The Llano A8-3870K is most certainly not lauded as an Octocore monster. It's a quiet little 3GHz Quad-Core with a decent integrated graphics solution, and it's all the better for it.
Sure the CPU performance isn't outstanding when compared to the Intel options. Even the i5-2405S, the 3GHz Quad Intel equivalent, outperforms it fairly well. But compared to the performance we've been seeing from AMD of late it's exactly where you'd hope it to be. The unlocking of the multiplier helps the overclocking too, and by tweaking both the CPU clockspeed and the HD6550D GPU speed, some decent performance is there to be had.
It's all about understanding the performance available and tailoring your expectations to suit. The Unigine/AvP and Extreme 3D Mark tests don't set the world on fire, but if you were playing at a more realistic 720P resolution (3D Mark P score territory) the 3870K has a surprising amount of power available. Certainly more than we've seen from the latest HD4000 Intel option.

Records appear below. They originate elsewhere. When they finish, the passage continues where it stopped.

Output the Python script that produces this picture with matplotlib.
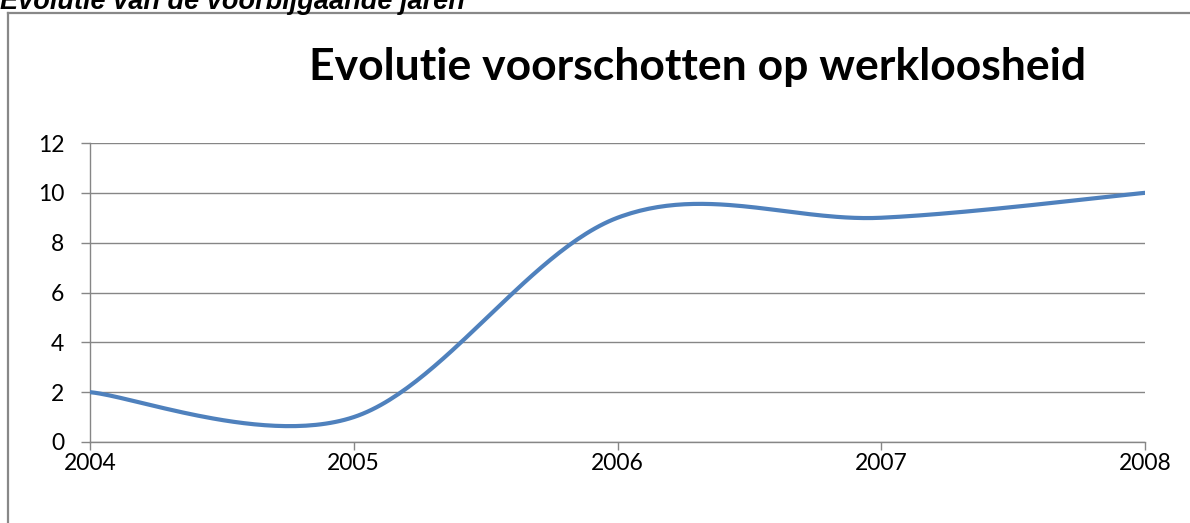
import numpy as np
import matplotlib
matplotlib.use("Agg")
import matplotlib.pyplot as plt
from matplotlib.lines import Line2D

years = [2004, 2005, 2006, 2007, 2008]
values = [2, 1, 9, 9, 10]
yticks = [0, 2, 4, 6, 8, 10, 12]
title = "Evolutie voorschotten op werkloosheid"
caption = "Evolutie van de voorbijgaande jaren"


def smooth(xs, ys, n=60):
    """Excel-like smoothed line: Catmull-Rom converted to cubic Bezier segments."""
    P = np.column_stack([xs, ys]).astype(float)
    m = len(P)
    out = []
    for i in range(m - 1):
        p0 = P[i - 1] if i > 0 else P[i]
        p1 = P[i]
        p2 = P[i + 1]
        p3 = P[i + 2] if i + 2 < m else P[i + 1]
        c1 = p1 + (p2 - p0) / 6.0
        c2 = p2 - (p3 - p1) / 6.0
        t = np.linspace(0, 1, n)[:, None]
        seg = ((1 - t) ** 3) * p1 + 3 * ((1 - t) ** 2) * t * c1 + 3 * (1 - t) * t ** 2 * c2 + t ** 3 * p2
        out.append(seg if i == 0 else seg[1:])
    arr = np.vstack(out)
    return arr[:, 0], arr[:, 1]


W, H = 1190, 523
fig = plt.figure(figsize=(W / 100, H / 100), dpi=100)
fig.patch.set_facecolor("white")

ax = fig.add_axes([90 / W, 1 - 442 / H, (1145 - 90) / W, (442 - 143) / H])
sx, sy = smooth(years, values)
ax.plot(sx, sy, color="#4F81BD", lw=3.0, solid_capstyle="round", zorder=3)

ax.set_xlim(years[0], years[-1])
ax.set_ylim(yticks[0], yticks[-1])
ax.set_xticks(years)
ax.set_xticklabels([str(y) for y in years])
ax.set_yticks(yticks)
ax.set_yticklabels([str(v) for v in yticks])

for s in ["top", "right"]:
    ax.spines[s].set_visible(False)
for s in ["left", "bottom"]:
    ax.spines[s].set_color("#868686")
    ax.spines[s].set_linewidth(1.0)
ax.yaxis.grid(True, color="#868686", lw=1.0)
ax.set_axisbelow(True)

ax.tick_params(axis="y", direction="out", length=6.5, width=1.0, color="#868686", pad=12)
ax.tick_params(axis="x", direction="out", length=5.5, width=1.0, color="#868686", pad=2.5)
for lab in ax.get_xticklabels() + ax.get_yticklabels():
    lab.set_fontfamily(["Lato", "DejaVu Sans"])
    lab.set_fontsize(16.5)
    lab.set_color("#000000")

fig.text(698 / W, 1 - 80 / H, title, ha="center", va="baseline",
         fontsize=32, fontweight="bold", family=["Lato", "DejaVu Sans"])

fig.text(0.0, 1 - 9 / H, caption, ha="left", va="baseline",
         fontsize=19.5, fontweight="bold", fontstyle="italic",
         family=["Liberation Sans", "DejaVu Sans"])

# chart frame (left and top edges visible)
fig.add_artist(Line2D([7.5 / W, 7.5 / W], [0, 1 - 13 / H], color="#888888", lw=1.6))
fig.add_artist(Line2D([7.5 / W, 1.0], [1 - 13 / H, 1 - 13 / H], color="#888888", lw=1.6))

fig.savefig("out.png", dpi=100)
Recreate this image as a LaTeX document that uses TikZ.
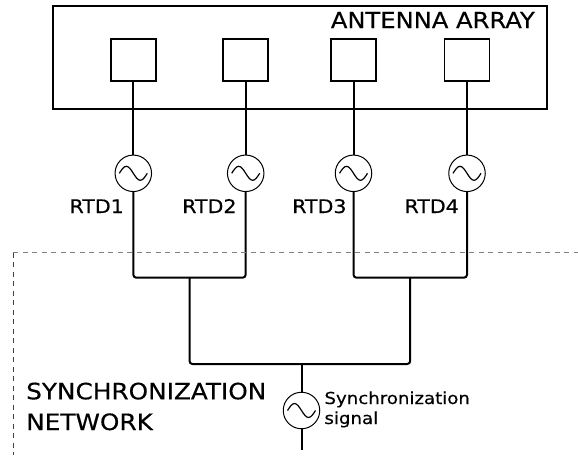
\documentclass[tikz,border=0pt]{standalone}
\usepackage{fontspec}
\setmainfont[FakeStretch=1.1,FakeBold=0.4]{DejaVu Sans}
\begin{document}
\begin{tikzpicture}[x=1pt,y=-1pt,
  antbox/.style={draw,line width=1.8pt,minimum width=45pt,minimum height=42pt,inner sep=0pt},
  osc/.style={circle,draw,line width=1pt,minimum size=36.5pt,inner sep=0pt,
    path picture={\draw[line width=1.2pt] ([xshift=-14pt]path picture bounding box.center)
      sin ++(7pt,7pt) cos ++(7pt,-7pt) sin ++(7pt,-7pt) cos ++(7pt,7pt);}},
  lbl/.style={inner sep=0pt,font=\fontsize{18.7pt}{22pt}\selectfont},
  biglbl/.style={inner sep=0pt,font=\fontsize{22.5pt}{30pt}\selectfont},
  smalllbl/.style={inner sep=0pt,font=\fontsize{16.5pt}{20pt}\selectfont},
  wire/.style={line width=2pt,rounded corners=3pt}]
\useasboundingbox (0,0) rectangle (578,455);
% antenna array box
\draw[line width=2pt] (52.7,5.7) rectangle (546.7,109);
\node[biglbl,font=\fontsize{22pt}{26pt}\selectfont,anchor=base west] (arr) at (330.7,28) {ANTENNA ARRAY};
% antennas
\node[antbox] (a1) at (133.3,60) {};
\node[antbox] (a2) at (245.7,60) {};
\node[antbox] (a3) at (353.5,60) {};
\node[antbox] (a4) at (467,60) {};
% oscillators
\node[osc] (o1) at (133.3,173.3) {};
\node[osc] (o2) at (245.7,173.3) {};
\node[osc] (o3) at (353.5,173.3) {};
\node[osc] (o4) at (467,173.3) {};
\node[lbl,anchor=base east] (r1) at (124,213) {RTD1};
\node[lbl,anchor=base east] (r2) at (236.7,213) {RTD2};
\node[lbl,anchor=base east] (r3) at (346.7,213) {RTD3};
\node[lbl,anchor=base east] (r4) at (459,213) {RTD4};
% connections
\foreach \i in {1,2,3,4} \draw[wire] (a\i.south) -- (o\i.north);
\coordinate (m1) at (189.5,277.7);
\coordinate (m2) at (410.2,277.7);
\coordinate (m3) at (301.5,364);
\draw[wire] (o1.south) |- (m1) -| (o2.south);
\draw[wire] (o3.south) |- (m2) -| (o4.south);
\draw[wire] (m1) |- (m3) -| (m2);
\node[osc] (os) at (301.5,410.5) {};
\coordinate (send) at (301.5,450);
\draw[wire] (m3) -- (os.north);
\draw[wire] (os.south) -- (send);
\node[smalllbl,anchor=base west] (st1) at (324.3,404) {Synchronization};
\node[smalllbl,anchor=base west] (st2) at (324.3,424) {signal};
% synchronization network region
\draw[gray,line width=1.2pt,dash pattern=on 5pt off 4.5pt] (13.3,252.7) -- (578,252.7);
\draw[black!75,line width=0.9pt,dash pattern=on 5pt off 4.5pt] (13.3,252.7) -- (13.3,455);
\node[biglbl,anchor=base west] (sn1) at (26,399.3) {SYNCHRONIZATION};
\node[biglbl,anchor=base west] (sn2) at (26,430) {NETWORK};
\end{tikzpicture}
\end{document}
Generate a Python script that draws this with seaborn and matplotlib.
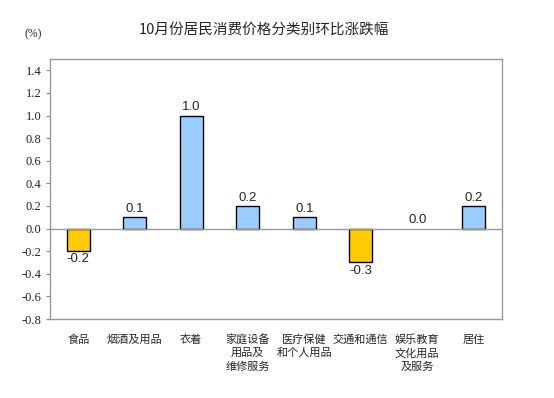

In fact the only real dilemma comes from AMD themselves. Such is the extremely tight gap between the price of this CPU and the price of their full-fat FX8150 that it's difficult to see why you'd choose this model over any others. If you just want the CPU side of things to be decent, then the FX6100 has six 3.3GHz cores for the same money. Or for about twenty pounds less you can retain your AM3 motherboard and grab a Phenom II X4 965. The other limitation is the small selection of GPUs that support the Hybrid-Crossfire. They're all underpowered and overpriced and there are much more powerful options available for around the same money. So although Hybrid-Crossfire is an option, it's not one that makes sense because if you're going to have to buy a GPU you might as well get a better GPU and a better pure CPU to go alongside it, even if you insist on sticking with AMD.
So this has a very small target audience of people who just want a CPU that is a decent performer that will cope with most home tasks without breaking a sweat and has a decent integrated graphics chip for some light gaming at medium resolutions. To these people it's definitely great value for money.